Olive Trees: How to Cost Effectively Reduce Olives and Pollen

haskins02
11 years ago

I live in San Rafael, California and have two lovely full grown olive trees in our backyard that are next to our swimming pool. Unfortunately, the trees drop a tremendous amount of olives, fallen leaves, and flowers in our pool that become a pool maintenance nightmare. Additionally, my wife is extremely allergic to the pollen.

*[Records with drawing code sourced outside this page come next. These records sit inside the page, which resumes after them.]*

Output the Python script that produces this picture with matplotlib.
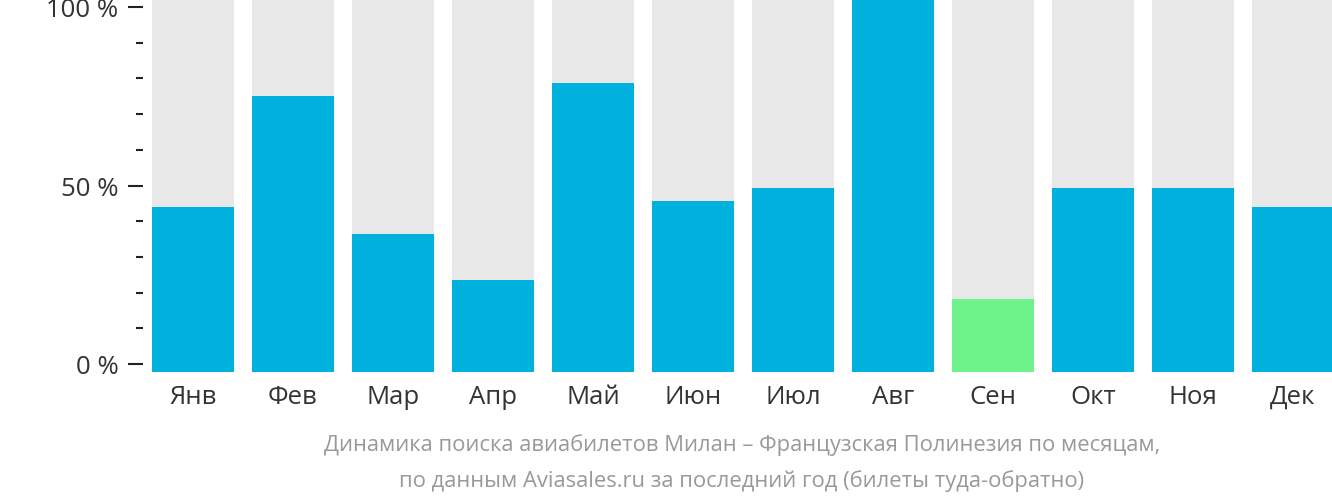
import matplotlib
matplotlib.use("Agg")
import matplotlib.pyplot as plt
from matplotlib.ticker import MultipleLocator

# ── Data ──────────────────────────────────────────────────────────────────────
months = ["Янв", "Фев", "Мар", "Апр", "Май", "Июн",
          "Июл", "Авг", "Сен", "Окт", "Ноя", "Дек"]
values = [44.3, 74.1, 37.0, 24.7, 77.5, 45.8, 49.3, 100.0, 19.6, 49.3, 49.3, 44.2]
highlight = "Сен"
y_ticks = [0, 50, 100]
y_tick_labels = ["0 %", "50 %", "100 %"]
caption = ("Динамика поиска авиабилетов Милан – Французская Полинезия по месяцам,\n"
           "по данным Aviasales.ru за последний год (билеты туда-обратно)")

BLUE = "#00b1dd"
GREEN = "#6ef28a"
GREY = "#e8e8e8"
TEXT = "#333333"

plt.rcParams["font.family"] = ["Open Sans", "DejaVu Sans"]

W, H = 1332, 502
fig = plt.figure(figsize=(W / 100, H / 100), dpi=100)

# bars: 0 -> y=373px, 100 -> top edge
left_px = 143
ax = fig.add_axes([left_px / W, (H - 373) / H, (W - left_px) / W, 373 / H])
x = list(range(len(months)))
ax.bar(x, [100] * len(months), width=0.82, color=GREY, zorder=1)
colors = [GREEN if m == highlight else BLUE for m in months]
ax.bar(x, values, width=0.82, color=colors, zorder=2)
ax.set_xlim(-0.5, (W - 193) / 100)
ax.set_ylim(0, 100)
ax.set_xticks(x)
ax.set_xticklabels(months, fontsize=18.5, color=TEXT)
ax.tick_params(axis="x", length=0, pad=8.5)
ax.set_yticks([])
for s in ax.spines.values():
    s.set_visible(False)

# percentage scale: 0 % at y=365px, 100 % at y=8px
tax = fig.add_axes([left_px / W, (H - 365) / H, 0.001, 357 / H])
tax.patch.set_visible(False)
tax.set_ylim(0, 100)
tax.set_xticks([])
tax.set_yticks(y_ticks)
tax.set_yticklabels(y_tick_labels, fontsize=18.5, color=TEXT)
tax.yaxis.set_minor_locator(MultipleLocator(10))
tax.tick_params(axis="y", which="major", length=10.8, width=1.5, color="#222222", pad=7)
tax.tick_params(axis="y", which="minor", length=5, width=1.5, color="#222222")
for s in tax.spines.values():
    s.set_visible(False)

fig.text(742 / W, 1 - 463 / H, caption, ha="center", va="center",
         fontsize=15.8, color="#999999", linespacing=1.8)

fig.savefig("out.png", dpi=100)
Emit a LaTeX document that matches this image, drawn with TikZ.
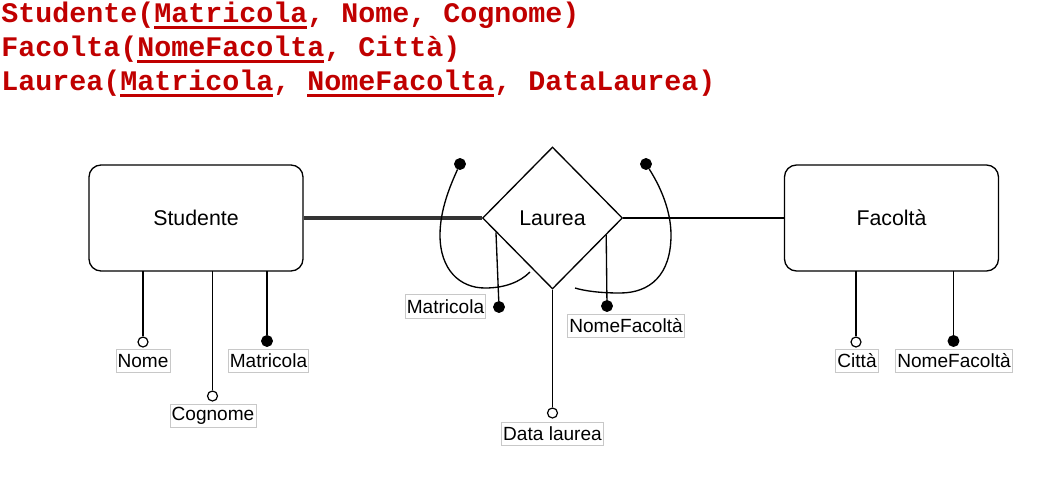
\documentclass[tikz,border=0pt]{standalone}
\usepackage{fontspec}
\setmainfont{Liberation Sans}
\newfontfamily\codefont{Liberation Mono}
\usetikzlibrary{shapes.geometric,calc}
\definecolor{keyred}{HTML}{C00000}
\definecolor{lblgray}{HTML}{C8C8C8}
\newcommand\ukey[1]{\setbox0\hbox{#1}\rlap{\rule[-5pt]{\wd0}{1.9pt}}\box0}
\begin{document}
\begin{tikzpicture}[x=0.75pt,y=-0.75pt,
  entity/.style={draw,line width=1pt,rounded corners=9pt,minimum width=160.5pt,minimum height=79.5pt,font=\fontsize{16}{19}\selectfont},
  relship/.style={draw,diamond,line width=1pt,inner sep=0pt,minimum width=105pt,minimum height=106.5pt,font=\fontsize{16}{19}\selectfont},
  attr/.style={draw=lblgray,line width=0.6pt,inner xsep=1.2pt,inner ysep=0pt,minimum height=17.5pt,font=\fontsize{14.3}{17}\selectfont},
  odot/.style={circle,draw,fill=white,line width=0.9pt,inner sep=0pt,minimum size=7.5pt},
  fdot/.style={circle,draw,fill=black,line width=0.9pt,inner sep=0pt,minimum size=8pt},
  link/.style={line width=1pt},
  strong/.style={line width=2.6pt,draw=black!80},
  code/.style={anchor=base west,inner sep=0pt,text=keyred,font=\codefont\bfseries\fontsize{21.25}{25}\selectfont}
]
\useasboundingbox (0,0) rectangle (1042,482);

% relational schema
\node[code] (t1) at (1,22) {Studente(\ukey{Matricola}, Nome, Cognome)};
\node[code] (t2) at (1,56) {Facolta(\ukey{NomeFacolta}, Città)};
\node[code] (t3) at (1,90) {Laurea(\ukey{Matricola}, \ukey{NomeFacolta}, DataLaurea)};

% entities and relationship
\node[entity] (stu) at (196,218) {Studente};
\node[entity] (fac) at (891.5,218) {Facoltà};
\node[relship] (lau) at (552.5,218) {Laurea};

\draw[strong] (stu.east) -- (lau.west);
\draw[link] (lau.east) -- (fac.west);

% Studente attributes
\node[odot] (d-nome) at (143,342) {};
\node[attr] (l-nome) at (143,361) {Nome};
\draw[link] (143,271) -- (d-nome);
\node[odot] (d-cogn) at (212.5,396) {};
\node[attr] (l-cogn) at (213,416) {Cognome};
\draw[link] (212.5,271) -- (d-cogn);
\node[fdot] (d-matr) at (267,341) {};
\node[attr] (l-matr) at (268.5,361) {Matricola};
\draw[link] (267,271) -- (d-matr);

% Facolta attributes
\node[odot] (d-citta) at (856,342) {};
\node[attr] (l-citta) at (857,361) {Città};
\draw[link] (856,271) -- (d-citta);
\node[fdot] (d-nfac) at (953.5,341) {};
\node[attr] (l-nfac) at (954,361) {NomeFacoltà};
\draw[link] (953.5,271) -- (d-nfac);

% Laurea attributes
\node[odot] (d-data) at (552.5,413) {};
\node[attr] (l-data) at (552.5,434) {Data laurea};
\draw[link] (lau.south) -- (d-data);

\coordinate (e-lm) at ($(lau.west)!0.2!(lau.south)$);
\node[fdot] (d-lm) at (499,307) {};
\node[attr] (l-lm) at (445.5,306.5) {Matricola};
\draw[link] (e-lm) -- (d-lm);

\coordinate (e-lf) at ($(lau.east)!0.24!(lau.south)$);
\node[fdot] (d-lf) at (607,306) {};
\node[attr] (l-lf) at (626,326) {NomeFacoltà};
\draw[link] (e-lf) -- (d-lf);

% composite identifier arcs
\node[fdot] (k-left) at (460,164) {};
\coordinate (k-left-end) at (530,272);
\draw[link] (k-left) .. controls (450,186) and (440,210) .. (440,235)
  .. controls (440,270) and (460,288) .. (485,288)
  .. controls (505,288) and (520,282) .. (k-left-end);

\node[fdot] (k-right) at (646,164) {};
\coordinate (k-right-end) at (575,288);
\draw[link] (k-right) .. controls (660,186) and (671,210) .. (671,235)
  .. controls (671,275) and (650,293) .. (620,293)
  .. controls (600,293) and (585,291) .. (k-right-end);
\end{tikzpicture}
\end{document}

We very much want to keep the trees, and just want to find a cost effective way to reduce the load that ends up in our pool and yard, as well as having less pollen. I have investigated spraying to reduce olives, but found it too costly. Instead I was planning on having them heavily pruned once every three or four years to keep the canopy relatively small and compact. In fact, this has worked in the past when I had them heavily trimmed 7 years ago to about 1/10 the current canopy volume (practically pollarded), resulting in negligible olives, flowers, pollen, and leaf drop for about 3 years. However, my wife heard from someone that trimming olive trees will only encourage more olives and pollen. But from my direct observation, it does the exact opposite. Not only does a tiny canopy result in less debris, but for the first few years, the tree is spending most of its energy growing back new branches and leaves, and less on producing flowers and fruit.

Who is right? Which is the best cost effective approach? Thanks!